▶ [Requirement] Exclude pictures. Extract exactly the lines from the one that contains "Give me the matplotlib source for this chart." down to the one that contains "10, 11, 12]", both included.

▶ [Dataset content]

★ ★ ★ ★ ★

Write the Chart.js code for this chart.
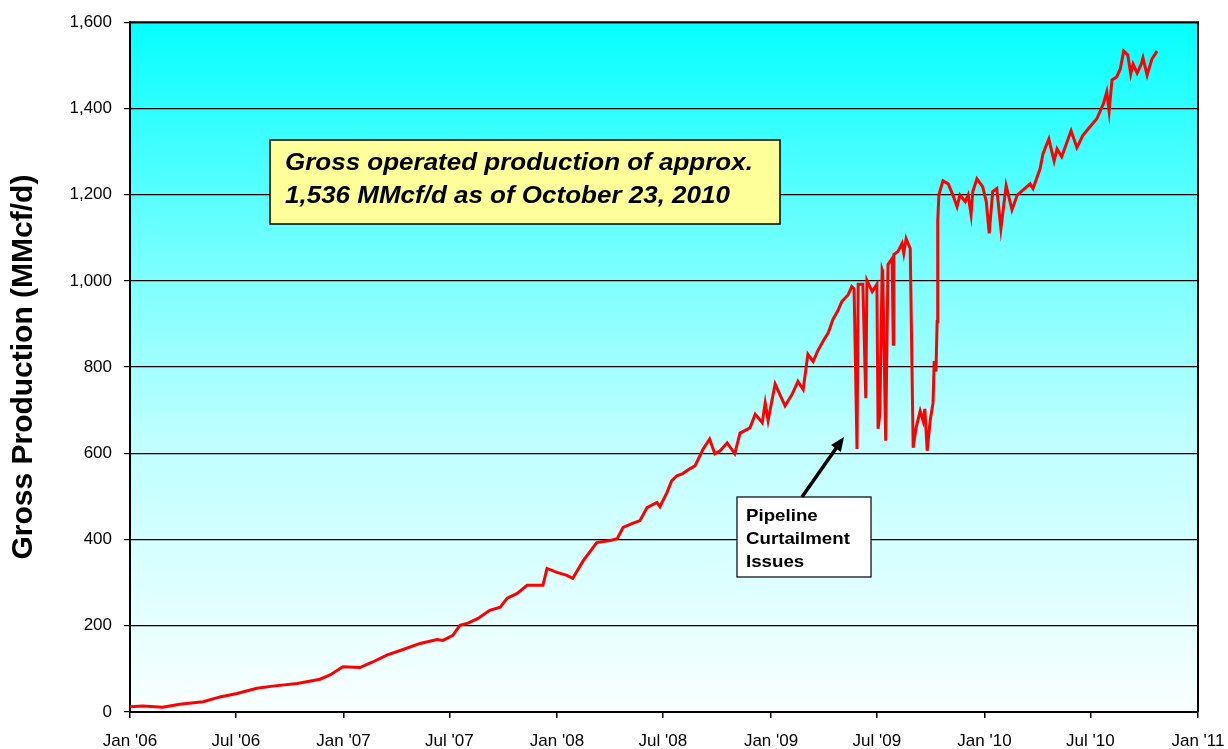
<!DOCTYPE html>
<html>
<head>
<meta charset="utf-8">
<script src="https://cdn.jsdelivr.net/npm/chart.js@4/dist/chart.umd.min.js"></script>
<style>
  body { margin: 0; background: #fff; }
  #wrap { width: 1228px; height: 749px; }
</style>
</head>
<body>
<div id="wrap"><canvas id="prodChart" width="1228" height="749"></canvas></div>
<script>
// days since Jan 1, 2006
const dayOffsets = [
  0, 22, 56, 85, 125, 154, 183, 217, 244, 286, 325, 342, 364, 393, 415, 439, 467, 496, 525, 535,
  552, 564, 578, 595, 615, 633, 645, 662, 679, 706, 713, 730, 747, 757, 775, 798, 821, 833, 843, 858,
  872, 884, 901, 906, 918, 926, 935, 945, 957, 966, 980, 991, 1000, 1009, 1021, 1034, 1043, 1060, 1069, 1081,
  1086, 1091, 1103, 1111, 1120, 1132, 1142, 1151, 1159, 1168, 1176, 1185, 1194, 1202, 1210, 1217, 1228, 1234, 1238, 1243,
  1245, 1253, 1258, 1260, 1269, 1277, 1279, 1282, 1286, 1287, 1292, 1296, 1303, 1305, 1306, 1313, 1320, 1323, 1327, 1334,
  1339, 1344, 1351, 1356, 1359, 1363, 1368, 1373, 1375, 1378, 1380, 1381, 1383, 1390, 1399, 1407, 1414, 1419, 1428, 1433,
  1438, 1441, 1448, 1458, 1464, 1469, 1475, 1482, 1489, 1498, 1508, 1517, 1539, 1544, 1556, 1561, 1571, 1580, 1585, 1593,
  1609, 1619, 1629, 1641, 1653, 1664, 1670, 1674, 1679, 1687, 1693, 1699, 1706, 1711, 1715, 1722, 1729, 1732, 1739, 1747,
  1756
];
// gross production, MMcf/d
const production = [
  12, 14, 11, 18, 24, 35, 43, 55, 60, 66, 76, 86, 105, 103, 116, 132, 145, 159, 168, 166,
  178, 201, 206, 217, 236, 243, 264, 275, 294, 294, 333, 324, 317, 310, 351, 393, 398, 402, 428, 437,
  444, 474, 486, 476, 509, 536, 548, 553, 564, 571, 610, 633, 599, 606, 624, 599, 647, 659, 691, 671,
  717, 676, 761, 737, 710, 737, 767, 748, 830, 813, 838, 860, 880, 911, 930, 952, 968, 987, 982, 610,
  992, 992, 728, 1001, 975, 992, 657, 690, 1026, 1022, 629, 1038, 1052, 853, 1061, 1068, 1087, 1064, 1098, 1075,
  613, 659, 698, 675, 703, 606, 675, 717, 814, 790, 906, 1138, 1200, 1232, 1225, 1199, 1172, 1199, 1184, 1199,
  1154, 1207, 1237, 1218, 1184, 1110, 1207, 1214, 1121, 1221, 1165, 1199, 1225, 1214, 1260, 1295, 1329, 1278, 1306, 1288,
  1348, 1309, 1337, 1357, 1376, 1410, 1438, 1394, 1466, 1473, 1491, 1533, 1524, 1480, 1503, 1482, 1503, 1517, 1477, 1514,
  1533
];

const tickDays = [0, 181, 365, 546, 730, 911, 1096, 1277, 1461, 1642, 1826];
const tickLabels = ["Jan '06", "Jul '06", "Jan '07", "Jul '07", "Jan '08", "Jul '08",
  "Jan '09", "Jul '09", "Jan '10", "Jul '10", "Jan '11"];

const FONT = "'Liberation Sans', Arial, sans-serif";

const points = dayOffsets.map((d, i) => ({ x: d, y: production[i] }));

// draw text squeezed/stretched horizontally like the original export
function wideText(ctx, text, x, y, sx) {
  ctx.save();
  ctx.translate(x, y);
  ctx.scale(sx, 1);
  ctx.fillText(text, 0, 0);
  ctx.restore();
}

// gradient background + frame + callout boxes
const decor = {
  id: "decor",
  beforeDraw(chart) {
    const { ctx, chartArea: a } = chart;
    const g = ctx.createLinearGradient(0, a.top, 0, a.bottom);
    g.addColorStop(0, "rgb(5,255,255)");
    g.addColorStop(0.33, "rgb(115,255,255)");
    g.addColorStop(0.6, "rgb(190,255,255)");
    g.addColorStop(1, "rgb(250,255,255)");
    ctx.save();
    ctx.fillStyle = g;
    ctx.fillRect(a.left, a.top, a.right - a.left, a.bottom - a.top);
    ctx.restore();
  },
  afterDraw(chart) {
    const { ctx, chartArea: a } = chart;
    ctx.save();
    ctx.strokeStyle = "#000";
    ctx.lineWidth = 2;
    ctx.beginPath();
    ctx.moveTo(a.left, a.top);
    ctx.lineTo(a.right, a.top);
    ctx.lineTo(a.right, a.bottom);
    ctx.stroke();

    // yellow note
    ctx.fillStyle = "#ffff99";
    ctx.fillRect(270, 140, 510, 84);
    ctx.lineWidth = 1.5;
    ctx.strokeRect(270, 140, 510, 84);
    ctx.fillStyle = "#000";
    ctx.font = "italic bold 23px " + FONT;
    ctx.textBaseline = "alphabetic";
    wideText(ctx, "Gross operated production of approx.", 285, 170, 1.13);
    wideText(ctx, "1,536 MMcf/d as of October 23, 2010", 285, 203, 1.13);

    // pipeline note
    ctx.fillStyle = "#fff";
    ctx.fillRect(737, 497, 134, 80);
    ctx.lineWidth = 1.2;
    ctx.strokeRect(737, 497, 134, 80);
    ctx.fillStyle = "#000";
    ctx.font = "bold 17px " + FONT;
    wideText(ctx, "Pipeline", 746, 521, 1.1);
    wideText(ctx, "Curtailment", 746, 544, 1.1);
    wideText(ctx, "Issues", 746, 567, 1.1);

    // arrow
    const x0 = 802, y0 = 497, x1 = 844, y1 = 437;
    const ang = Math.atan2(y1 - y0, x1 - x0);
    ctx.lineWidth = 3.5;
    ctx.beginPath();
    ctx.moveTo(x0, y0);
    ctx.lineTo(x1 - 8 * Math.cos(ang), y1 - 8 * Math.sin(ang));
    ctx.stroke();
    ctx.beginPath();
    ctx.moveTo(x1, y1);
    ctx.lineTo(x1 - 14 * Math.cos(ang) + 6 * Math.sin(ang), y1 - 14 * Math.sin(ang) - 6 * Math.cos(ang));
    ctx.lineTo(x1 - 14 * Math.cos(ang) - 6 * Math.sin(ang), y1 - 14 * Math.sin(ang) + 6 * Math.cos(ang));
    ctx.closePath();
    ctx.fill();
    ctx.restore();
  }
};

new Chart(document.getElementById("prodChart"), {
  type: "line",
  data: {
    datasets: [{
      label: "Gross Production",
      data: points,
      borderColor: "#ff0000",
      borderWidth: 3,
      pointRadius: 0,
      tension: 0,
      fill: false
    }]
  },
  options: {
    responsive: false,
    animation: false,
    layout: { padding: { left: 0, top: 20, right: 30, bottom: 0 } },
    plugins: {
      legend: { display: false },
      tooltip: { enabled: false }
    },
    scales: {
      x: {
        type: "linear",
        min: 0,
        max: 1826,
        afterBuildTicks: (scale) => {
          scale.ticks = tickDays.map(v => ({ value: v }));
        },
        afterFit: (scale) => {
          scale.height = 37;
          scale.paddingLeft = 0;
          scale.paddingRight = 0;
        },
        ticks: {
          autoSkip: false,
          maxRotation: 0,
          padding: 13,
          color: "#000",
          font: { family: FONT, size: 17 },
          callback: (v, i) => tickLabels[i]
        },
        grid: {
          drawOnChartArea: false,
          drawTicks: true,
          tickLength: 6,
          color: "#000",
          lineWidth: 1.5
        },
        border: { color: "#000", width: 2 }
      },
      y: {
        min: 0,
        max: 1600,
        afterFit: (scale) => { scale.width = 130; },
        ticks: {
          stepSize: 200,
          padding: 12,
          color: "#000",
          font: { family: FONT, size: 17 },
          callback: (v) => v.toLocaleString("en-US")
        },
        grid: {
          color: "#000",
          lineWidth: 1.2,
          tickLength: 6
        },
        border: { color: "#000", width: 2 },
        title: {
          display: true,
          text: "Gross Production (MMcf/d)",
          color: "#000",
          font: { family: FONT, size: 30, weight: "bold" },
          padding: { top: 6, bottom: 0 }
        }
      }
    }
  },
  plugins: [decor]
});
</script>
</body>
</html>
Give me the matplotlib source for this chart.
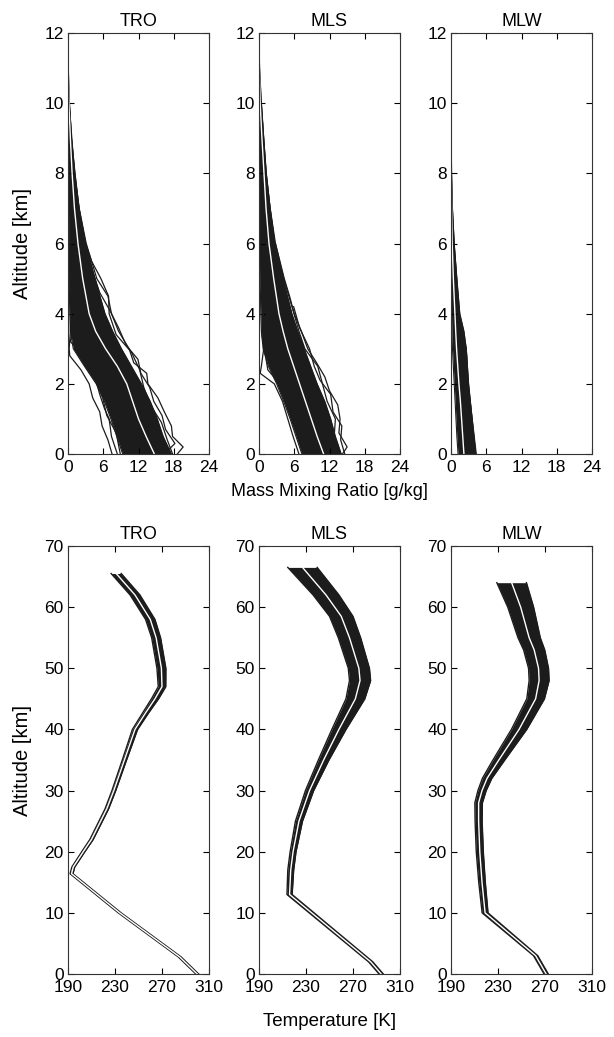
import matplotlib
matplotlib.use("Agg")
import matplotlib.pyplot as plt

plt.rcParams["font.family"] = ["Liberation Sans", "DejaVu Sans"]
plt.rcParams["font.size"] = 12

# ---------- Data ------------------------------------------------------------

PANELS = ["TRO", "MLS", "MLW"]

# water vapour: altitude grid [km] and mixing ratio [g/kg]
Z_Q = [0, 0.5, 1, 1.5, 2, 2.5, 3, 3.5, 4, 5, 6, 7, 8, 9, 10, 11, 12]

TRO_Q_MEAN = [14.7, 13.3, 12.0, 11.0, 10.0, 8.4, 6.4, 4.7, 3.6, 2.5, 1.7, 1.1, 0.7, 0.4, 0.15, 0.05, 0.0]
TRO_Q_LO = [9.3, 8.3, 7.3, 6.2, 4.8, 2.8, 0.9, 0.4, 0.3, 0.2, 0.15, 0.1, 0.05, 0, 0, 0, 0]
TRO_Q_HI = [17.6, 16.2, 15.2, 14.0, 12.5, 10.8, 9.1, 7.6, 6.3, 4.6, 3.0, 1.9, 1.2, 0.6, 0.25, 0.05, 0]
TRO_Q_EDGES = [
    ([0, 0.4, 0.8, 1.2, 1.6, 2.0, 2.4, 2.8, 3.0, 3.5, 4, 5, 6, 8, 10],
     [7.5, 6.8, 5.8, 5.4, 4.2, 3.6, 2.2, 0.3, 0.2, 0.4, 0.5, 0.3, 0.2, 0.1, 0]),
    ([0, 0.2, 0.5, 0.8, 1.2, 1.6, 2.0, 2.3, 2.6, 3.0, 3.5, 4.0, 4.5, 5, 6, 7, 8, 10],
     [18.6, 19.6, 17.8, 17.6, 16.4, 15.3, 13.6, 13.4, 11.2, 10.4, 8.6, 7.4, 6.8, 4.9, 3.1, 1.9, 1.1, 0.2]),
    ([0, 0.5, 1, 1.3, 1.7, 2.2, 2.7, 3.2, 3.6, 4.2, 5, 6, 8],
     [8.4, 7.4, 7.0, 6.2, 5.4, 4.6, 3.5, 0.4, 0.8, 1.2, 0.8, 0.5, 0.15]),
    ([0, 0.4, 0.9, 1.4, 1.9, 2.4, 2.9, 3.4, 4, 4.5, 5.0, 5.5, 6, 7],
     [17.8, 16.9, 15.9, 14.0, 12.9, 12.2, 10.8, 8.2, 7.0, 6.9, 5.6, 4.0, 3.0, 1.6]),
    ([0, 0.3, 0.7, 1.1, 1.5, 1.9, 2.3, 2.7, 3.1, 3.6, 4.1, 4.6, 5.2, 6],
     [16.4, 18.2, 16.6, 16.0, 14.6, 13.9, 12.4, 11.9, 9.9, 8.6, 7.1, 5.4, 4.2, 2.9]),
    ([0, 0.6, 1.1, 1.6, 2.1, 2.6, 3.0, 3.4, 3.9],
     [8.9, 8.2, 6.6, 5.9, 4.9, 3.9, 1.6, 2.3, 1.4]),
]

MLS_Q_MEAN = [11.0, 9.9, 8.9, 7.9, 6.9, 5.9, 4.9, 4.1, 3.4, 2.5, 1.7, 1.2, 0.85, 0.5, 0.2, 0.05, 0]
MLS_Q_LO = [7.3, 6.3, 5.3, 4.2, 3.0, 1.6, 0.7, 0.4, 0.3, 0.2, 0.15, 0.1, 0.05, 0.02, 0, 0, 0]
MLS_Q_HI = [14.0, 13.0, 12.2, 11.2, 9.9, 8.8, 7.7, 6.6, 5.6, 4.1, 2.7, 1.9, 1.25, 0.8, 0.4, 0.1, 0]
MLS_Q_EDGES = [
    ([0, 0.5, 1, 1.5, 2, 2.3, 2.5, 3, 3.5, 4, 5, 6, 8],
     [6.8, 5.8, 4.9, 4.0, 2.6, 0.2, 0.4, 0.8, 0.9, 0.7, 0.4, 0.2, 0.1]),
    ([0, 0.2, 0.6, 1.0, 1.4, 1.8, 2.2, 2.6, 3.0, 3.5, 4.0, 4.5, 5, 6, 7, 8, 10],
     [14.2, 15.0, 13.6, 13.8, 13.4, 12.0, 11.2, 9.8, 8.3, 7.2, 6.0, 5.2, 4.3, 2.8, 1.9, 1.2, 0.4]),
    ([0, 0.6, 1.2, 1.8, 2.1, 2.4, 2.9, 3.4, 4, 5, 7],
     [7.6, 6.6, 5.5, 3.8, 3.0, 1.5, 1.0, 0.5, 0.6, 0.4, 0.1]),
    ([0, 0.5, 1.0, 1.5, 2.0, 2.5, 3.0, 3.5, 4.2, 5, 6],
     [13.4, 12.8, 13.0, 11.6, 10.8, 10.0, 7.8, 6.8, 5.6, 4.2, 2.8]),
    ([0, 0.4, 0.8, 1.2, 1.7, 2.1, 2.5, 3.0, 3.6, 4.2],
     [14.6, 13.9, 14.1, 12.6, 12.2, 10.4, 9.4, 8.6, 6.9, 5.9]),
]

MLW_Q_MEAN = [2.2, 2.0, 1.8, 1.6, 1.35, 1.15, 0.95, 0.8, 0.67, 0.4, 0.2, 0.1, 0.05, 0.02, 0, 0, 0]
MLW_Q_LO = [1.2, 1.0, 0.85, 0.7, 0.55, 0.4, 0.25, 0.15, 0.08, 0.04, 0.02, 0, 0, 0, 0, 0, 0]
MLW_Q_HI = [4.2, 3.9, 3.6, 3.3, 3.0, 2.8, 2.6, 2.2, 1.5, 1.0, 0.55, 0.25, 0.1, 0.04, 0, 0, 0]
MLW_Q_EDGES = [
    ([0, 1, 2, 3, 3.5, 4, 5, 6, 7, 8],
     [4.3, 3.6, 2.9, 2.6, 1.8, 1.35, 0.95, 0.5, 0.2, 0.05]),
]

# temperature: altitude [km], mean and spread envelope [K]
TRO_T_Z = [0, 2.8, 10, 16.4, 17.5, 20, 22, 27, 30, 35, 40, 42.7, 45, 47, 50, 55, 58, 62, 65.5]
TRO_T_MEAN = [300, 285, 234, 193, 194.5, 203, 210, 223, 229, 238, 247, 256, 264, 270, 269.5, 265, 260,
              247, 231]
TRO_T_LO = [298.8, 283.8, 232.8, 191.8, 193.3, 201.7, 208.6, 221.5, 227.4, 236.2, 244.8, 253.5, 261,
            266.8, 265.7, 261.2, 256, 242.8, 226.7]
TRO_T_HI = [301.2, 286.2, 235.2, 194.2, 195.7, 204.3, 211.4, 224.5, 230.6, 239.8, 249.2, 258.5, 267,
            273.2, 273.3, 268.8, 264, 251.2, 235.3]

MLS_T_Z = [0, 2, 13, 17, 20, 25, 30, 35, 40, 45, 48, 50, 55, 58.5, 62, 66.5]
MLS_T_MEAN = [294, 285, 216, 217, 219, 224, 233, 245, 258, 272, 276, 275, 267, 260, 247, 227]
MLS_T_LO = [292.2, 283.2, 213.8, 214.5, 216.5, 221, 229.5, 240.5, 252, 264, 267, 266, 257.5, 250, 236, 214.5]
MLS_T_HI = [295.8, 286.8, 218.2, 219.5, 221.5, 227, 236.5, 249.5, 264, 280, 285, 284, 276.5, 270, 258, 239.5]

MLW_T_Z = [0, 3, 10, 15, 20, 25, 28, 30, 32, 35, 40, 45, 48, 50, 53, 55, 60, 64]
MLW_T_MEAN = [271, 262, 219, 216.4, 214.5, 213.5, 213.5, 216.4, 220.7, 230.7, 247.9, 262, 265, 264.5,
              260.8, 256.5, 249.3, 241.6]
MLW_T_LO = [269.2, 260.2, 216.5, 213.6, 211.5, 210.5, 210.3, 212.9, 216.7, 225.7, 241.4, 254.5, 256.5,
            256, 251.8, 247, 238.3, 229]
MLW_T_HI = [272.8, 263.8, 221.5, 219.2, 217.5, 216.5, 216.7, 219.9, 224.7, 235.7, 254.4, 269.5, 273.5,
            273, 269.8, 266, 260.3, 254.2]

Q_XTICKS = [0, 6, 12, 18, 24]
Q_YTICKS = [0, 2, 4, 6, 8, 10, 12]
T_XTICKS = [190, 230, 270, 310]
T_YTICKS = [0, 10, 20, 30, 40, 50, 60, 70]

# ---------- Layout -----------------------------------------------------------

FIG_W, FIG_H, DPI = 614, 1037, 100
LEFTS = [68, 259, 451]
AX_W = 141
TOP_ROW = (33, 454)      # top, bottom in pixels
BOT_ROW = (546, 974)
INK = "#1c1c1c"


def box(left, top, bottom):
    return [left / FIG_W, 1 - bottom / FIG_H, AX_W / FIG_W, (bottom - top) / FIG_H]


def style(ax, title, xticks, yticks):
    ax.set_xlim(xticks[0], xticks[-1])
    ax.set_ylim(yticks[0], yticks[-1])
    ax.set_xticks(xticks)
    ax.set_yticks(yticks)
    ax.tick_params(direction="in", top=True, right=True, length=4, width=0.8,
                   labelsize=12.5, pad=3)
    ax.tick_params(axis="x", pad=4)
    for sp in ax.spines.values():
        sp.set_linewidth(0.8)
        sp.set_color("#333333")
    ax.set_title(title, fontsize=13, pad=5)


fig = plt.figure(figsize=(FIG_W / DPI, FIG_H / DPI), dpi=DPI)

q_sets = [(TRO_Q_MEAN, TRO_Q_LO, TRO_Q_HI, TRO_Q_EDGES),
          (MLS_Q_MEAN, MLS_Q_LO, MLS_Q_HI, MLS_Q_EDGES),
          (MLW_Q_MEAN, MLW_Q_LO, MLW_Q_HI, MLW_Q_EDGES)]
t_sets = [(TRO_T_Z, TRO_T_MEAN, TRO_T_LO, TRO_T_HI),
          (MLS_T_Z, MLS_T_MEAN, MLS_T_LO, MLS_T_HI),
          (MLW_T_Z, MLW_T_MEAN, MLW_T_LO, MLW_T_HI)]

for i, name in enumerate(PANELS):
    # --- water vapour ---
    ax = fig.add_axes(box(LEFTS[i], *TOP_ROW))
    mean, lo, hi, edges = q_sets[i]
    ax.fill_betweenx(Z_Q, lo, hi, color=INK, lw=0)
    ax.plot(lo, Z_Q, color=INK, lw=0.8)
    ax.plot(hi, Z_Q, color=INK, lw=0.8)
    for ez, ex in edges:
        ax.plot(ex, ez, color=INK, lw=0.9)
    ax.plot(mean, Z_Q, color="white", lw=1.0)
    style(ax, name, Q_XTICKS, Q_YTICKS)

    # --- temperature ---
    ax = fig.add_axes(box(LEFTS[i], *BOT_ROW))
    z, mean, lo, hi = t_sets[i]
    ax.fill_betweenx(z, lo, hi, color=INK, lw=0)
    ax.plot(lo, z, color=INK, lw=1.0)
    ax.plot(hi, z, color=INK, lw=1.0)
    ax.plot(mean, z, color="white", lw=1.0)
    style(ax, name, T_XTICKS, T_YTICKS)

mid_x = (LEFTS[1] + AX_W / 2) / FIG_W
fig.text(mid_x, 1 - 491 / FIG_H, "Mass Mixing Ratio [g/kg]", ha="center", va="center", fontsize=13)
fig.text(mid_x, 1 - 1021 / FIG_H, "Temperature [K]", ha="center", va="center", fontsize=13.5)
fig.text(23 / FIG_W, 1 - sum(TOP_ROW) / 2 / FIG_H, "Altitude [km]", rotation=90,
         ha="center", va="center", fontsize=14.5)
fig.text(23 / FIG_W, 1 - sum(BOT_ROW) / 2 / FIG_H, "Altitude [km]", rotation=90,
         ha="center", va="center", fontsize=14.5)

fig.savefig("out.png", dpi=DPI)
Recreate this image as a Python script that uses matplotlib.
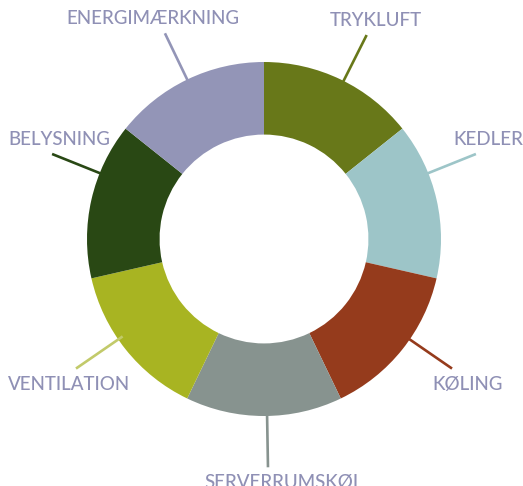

★ ★ ★ ★ ★

▶ [Expected output]
Give me the matplotlib source for this chart.
import matplotlib
matplotlib.use("Agg")
import matplotlib.pyplot as plt

plt.rcParams["font.family"] = ["Liberation Sans", "DejaVu Sans"]
plt.rcParams["font.size"] = 12

# ---------- Data ------------------------------------------------------------

PANELS = ["TRO", "MLS", "MLW"]

# water vapour: altitude grid [km] and mixing ratio [g/kg]
Z_Q = [0, 0.5, 1, 1.5, 2, 2.5, 3, 3.5, 4, 5, 6, 7, 8, 9, 10, 11, 12]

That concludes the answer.